Problem to work on: Using the listing below, copy every line that mentions "this".

Dataset records:
----------
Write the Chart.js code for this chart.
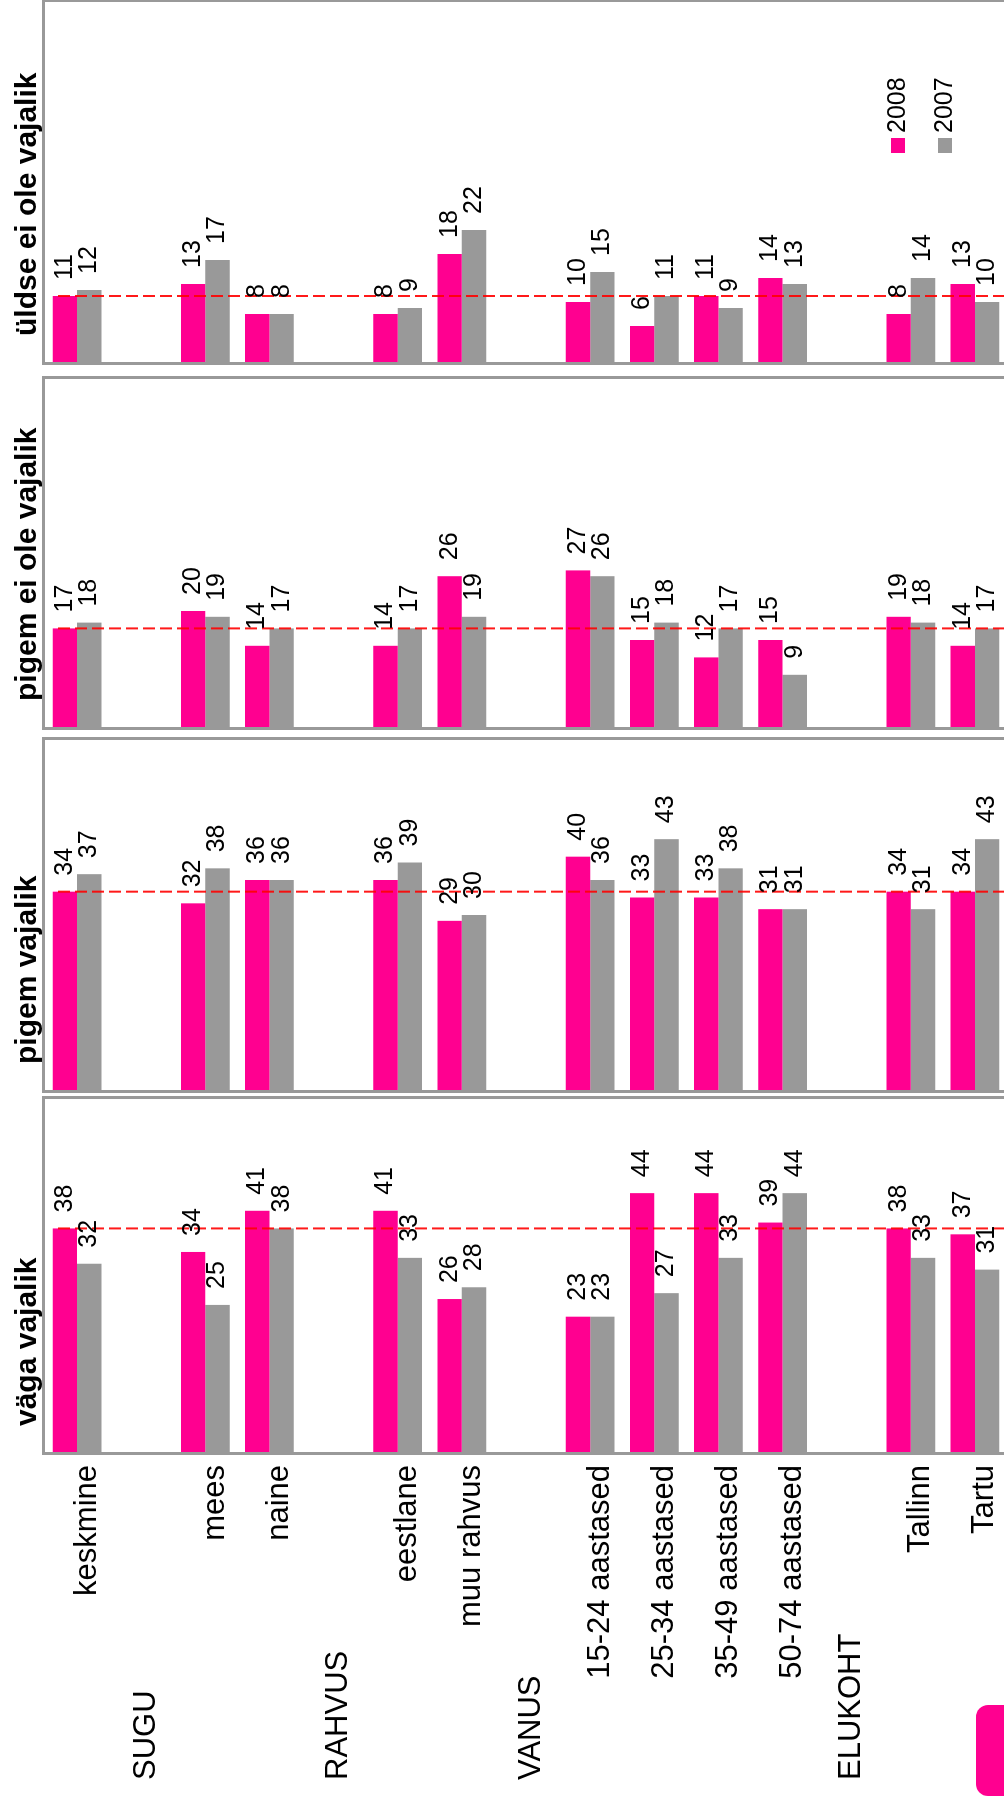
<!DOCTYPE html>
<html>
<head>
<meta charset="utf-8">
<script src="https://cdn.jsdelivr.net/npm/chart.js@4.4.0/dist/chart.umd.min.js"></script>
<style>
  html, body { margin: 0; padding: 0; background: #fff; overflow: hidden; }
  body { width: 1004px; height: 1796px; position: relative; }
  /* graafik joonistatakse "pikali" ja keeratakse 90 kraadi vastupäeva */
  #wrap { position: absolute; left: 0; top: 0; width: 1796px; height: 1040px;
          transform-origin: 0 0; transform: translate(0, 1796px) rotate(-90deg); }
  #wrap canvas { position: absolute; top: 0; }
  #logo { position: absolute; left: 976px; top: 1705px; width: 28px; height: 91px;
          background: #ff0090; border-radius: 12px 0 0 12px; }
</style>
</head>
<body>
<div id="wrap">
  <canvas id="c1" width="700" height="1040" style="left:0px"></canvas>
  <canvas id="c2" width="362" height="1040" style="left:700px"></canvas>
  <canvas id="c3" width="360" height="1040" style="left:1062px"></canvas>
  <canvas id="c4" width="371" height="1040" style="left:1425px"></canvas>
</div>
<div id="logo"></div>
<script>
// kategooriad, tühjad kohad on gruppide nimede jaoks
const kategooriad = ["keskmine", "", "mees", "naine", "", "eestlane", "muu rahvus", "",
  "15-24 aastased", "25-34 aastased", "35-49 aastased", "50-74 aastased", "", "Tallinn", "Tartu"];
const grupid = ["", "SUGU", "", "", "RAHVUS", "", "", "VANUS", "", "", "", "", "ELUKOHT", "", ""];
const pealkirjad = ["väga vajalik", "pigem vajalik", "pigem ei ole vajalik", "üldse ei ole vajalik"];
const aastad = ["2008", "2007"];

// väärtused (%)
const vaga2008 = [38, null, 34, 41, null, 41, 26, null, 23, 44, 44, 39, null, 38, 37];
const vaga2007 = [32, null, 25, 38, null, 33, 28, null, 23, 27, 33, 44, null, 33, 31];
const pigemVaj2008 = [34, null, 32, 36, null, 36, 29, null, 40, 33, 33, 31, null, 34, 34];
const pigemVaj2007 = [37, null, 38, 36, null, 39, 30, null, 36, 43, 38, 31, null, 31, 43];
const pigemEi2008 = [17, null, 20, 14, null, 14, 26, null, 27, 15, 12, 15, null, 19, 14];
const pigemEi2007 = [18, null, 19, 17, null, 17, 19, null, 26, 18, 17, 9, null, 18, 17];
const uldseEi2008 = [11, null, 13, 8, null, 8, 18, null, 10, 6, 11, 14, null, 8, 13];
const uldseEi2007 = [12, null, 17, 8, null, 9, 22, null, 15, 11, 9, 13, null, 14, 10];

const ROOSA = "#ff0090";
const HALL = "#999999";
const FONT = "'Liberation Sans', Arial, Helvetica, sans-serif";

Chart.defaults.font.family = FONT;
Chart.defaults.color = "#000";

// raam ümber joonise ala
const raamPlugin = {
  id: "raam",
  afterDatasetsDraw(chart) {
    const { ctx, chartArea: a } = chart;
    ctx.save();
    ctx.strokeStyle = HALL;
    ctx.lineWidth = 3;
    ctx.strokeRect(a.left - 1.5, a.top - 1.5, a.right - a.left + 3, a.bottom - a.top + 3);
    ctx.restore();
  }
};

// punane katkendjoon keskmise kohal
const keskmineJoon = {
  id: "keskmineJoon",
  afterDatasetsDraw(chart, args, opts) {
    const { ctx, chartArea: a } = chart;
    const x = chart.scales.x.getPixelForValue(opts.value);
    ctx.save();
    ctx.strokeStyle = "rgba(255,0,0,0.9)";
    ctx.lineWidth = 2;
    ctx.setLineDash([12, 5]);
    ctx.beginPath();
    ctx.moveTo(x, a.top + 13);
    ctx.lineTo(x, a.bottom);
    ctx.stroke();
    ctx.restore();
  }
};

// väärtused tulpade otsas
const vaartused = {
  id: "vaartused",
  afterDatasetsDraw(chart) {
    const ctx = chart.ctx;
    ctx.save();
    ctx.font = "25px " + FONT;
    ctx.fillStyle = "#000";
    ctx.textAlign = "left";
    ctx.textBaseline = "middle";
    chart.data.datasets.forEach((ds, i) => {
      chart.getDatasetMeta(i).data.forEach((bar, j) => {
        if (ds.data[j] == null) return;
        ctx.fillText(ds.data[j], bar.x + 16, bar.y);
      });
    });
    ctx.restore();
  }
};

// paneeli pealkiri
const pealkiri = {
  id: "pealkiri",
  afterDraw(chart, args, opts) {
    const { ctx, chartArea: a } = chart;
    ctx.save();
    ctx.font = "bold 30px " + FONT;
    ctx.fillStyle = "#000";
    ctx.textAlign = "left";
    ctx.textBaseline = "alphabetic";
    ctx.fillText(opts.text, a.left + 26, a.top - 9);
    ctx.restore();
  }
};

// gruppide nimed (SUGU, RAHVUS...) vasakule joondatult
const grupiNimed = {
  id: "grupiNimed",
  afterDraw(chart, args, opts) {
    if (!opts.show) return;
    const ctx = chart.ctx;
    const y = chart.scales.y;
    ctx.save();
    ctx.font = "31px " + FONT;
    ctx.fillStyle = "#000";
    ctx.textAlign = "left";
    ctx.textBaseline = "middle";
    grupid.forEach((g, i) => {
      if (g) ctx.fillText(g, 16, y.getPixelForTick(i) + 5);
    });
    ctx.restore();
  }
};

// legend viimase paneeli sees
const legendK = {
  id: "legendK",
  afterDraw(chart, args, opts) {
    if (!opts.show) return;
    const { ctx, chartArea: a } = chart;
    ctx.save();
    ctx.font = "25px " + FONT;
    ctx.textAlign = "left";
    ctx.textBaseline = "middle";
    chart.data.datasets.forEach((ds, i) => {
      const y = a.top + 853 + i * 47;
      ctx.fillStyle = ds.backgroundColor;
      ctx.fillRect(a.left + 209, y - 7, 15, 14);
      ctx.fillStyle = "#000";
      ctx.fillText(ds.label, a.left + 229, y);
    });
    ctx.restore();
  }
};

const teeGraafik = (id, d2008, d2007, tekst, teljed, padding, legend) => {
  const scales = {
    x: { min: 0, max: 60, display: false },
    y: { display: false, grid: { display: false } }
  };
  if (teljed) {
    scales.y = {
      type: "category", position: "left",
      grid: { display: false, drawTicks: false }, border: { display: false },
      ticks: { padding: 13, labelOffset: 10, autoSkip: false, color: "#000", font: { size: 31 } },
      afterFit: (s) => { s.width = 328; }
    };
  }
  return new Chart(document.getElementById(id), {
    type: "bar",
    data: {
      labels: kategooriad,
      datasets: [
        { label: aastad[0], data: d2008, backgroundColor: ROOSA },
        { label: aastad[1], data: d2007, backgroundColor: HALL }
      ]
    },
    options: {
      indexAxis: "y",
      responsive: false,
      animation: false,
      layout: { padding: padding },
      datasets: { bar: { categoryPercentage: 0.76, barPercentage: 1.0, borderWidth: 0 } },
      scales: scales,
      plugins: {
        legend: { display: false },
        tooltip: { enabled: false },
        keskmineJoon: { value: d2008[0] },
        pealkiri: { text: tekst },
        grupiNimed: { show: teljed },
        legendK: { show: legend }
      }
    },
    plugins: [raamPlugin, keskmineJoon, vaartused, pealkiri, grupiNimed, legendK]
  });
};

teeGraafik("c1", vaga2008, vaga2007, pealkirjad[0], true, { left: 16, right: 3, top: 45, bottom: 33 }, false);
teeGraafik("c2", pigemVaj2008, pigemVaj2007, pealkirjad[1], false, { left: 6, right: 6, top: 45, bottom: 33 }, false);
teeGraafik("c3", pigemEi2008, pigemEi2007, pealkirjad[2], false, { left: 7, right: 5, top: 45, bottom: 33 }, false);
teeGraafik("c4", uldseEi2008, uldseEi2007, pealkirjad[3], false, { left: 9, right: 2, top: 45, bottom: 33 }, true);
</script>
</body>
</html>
----------
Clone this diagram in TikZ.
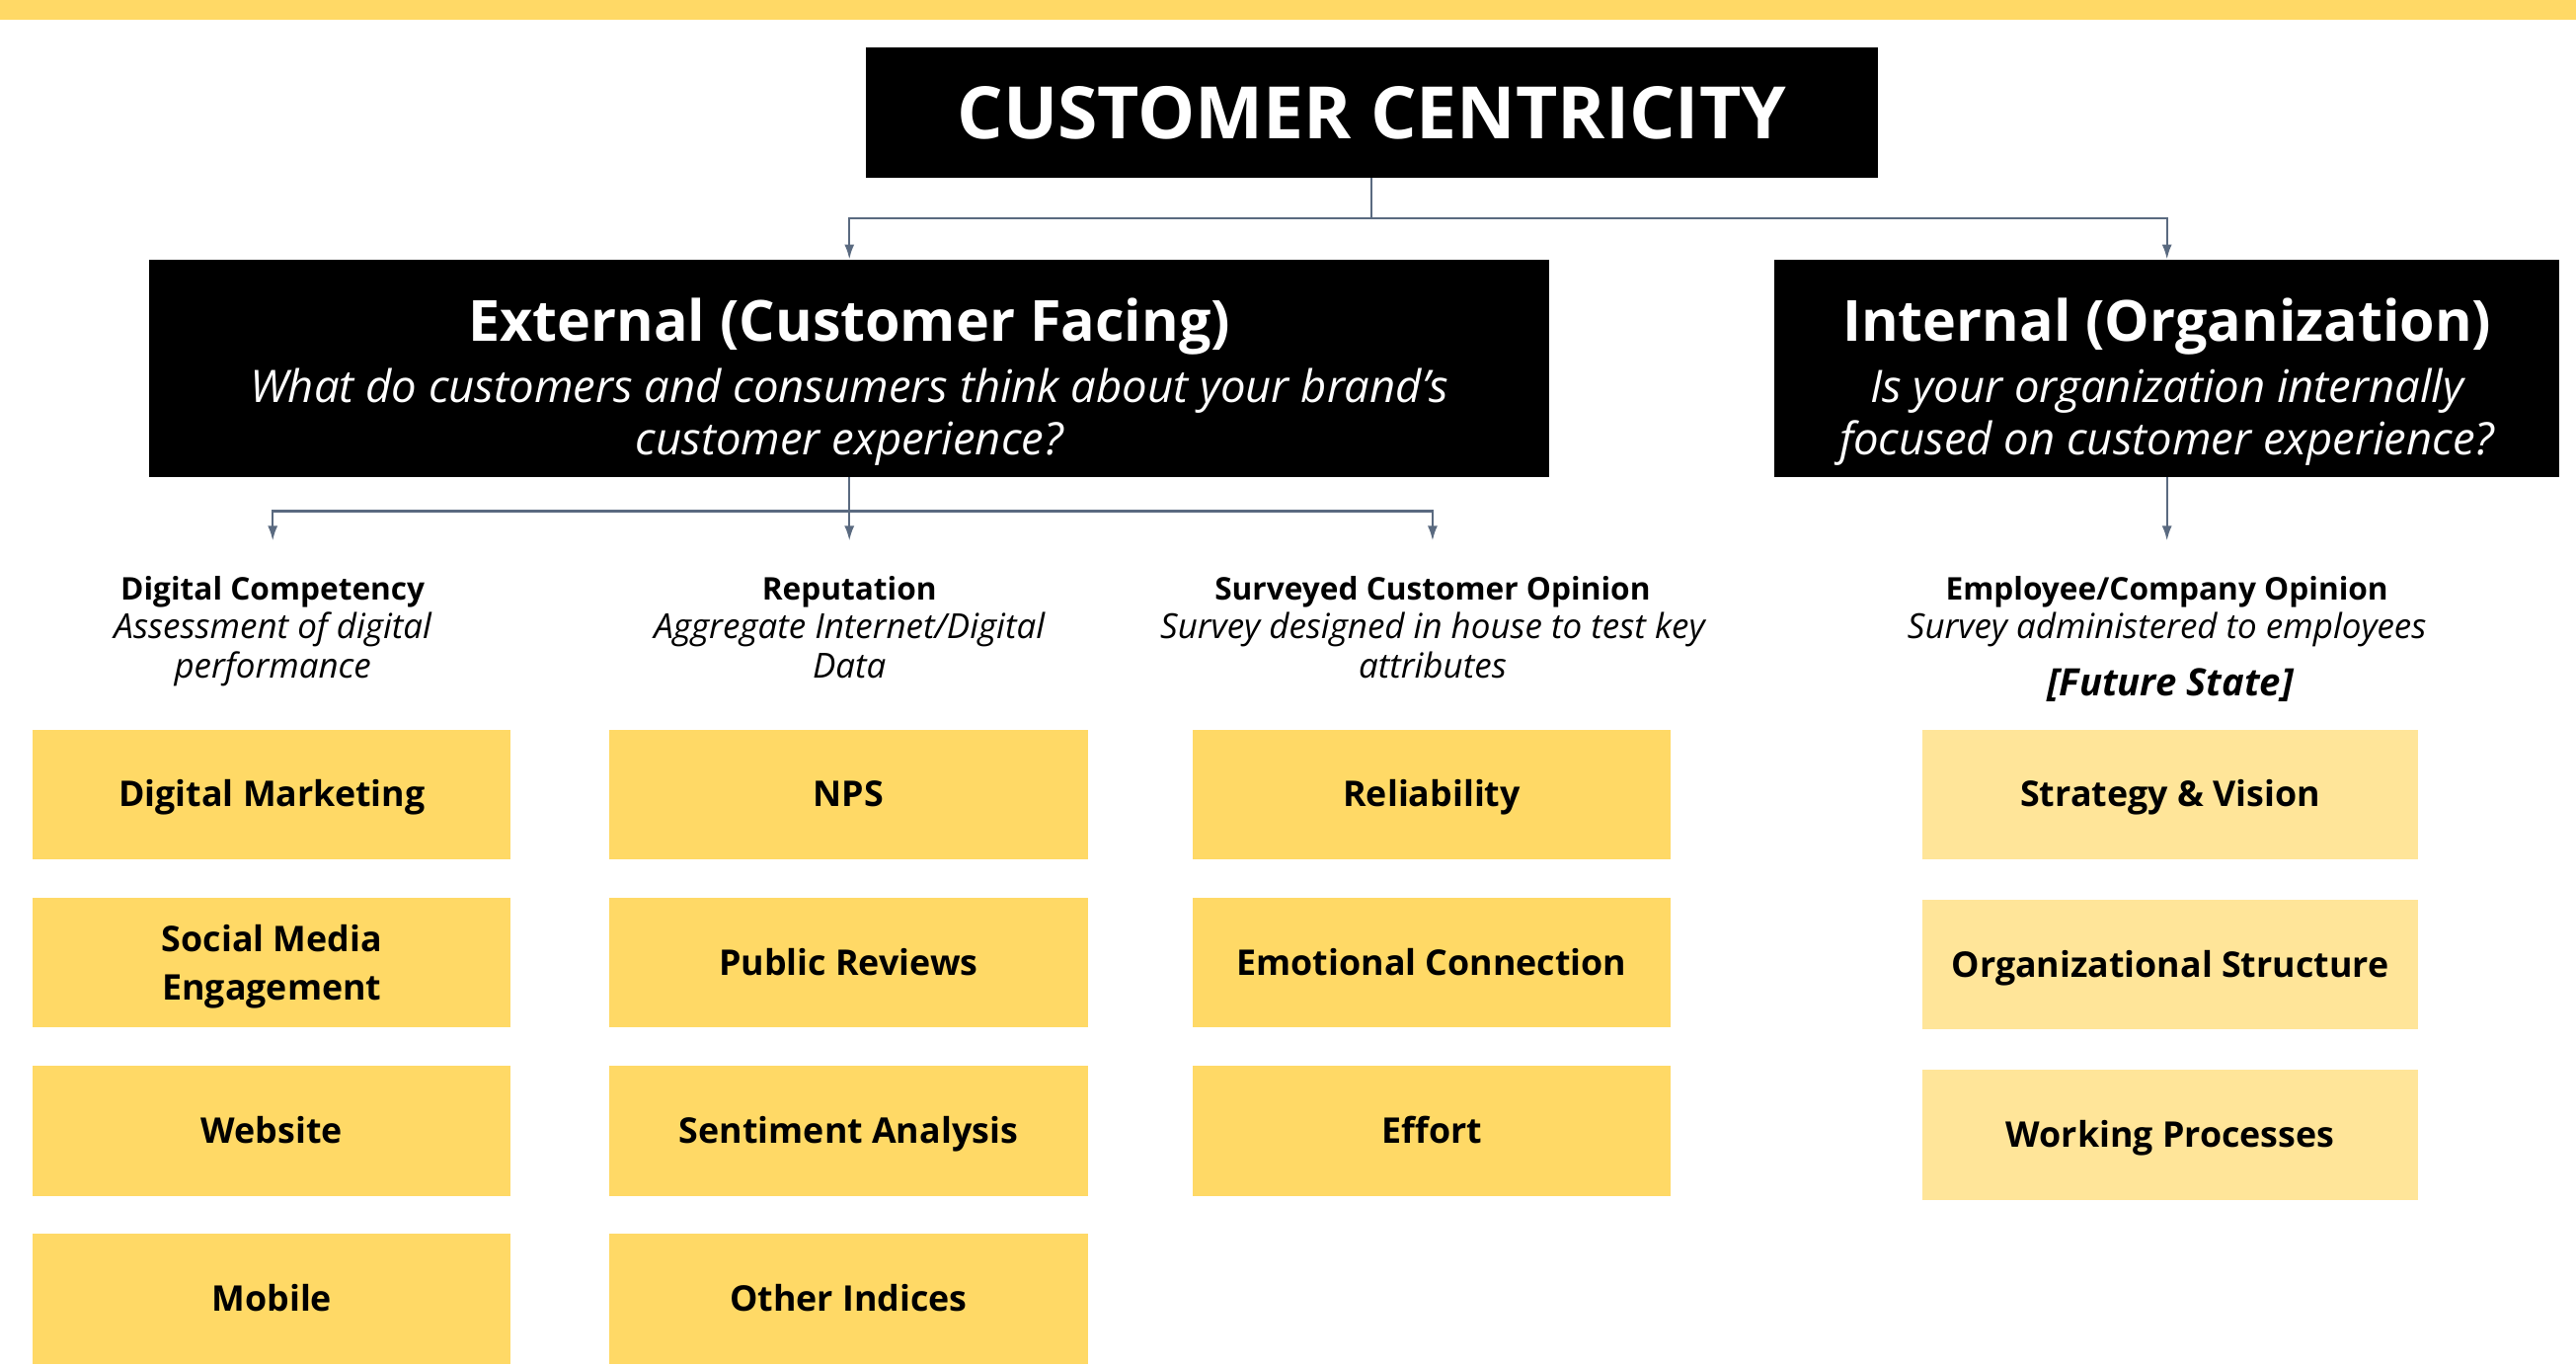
----------
Task answer:
Write the Chart.js code for this chart.
Clone this diagram in TikZ.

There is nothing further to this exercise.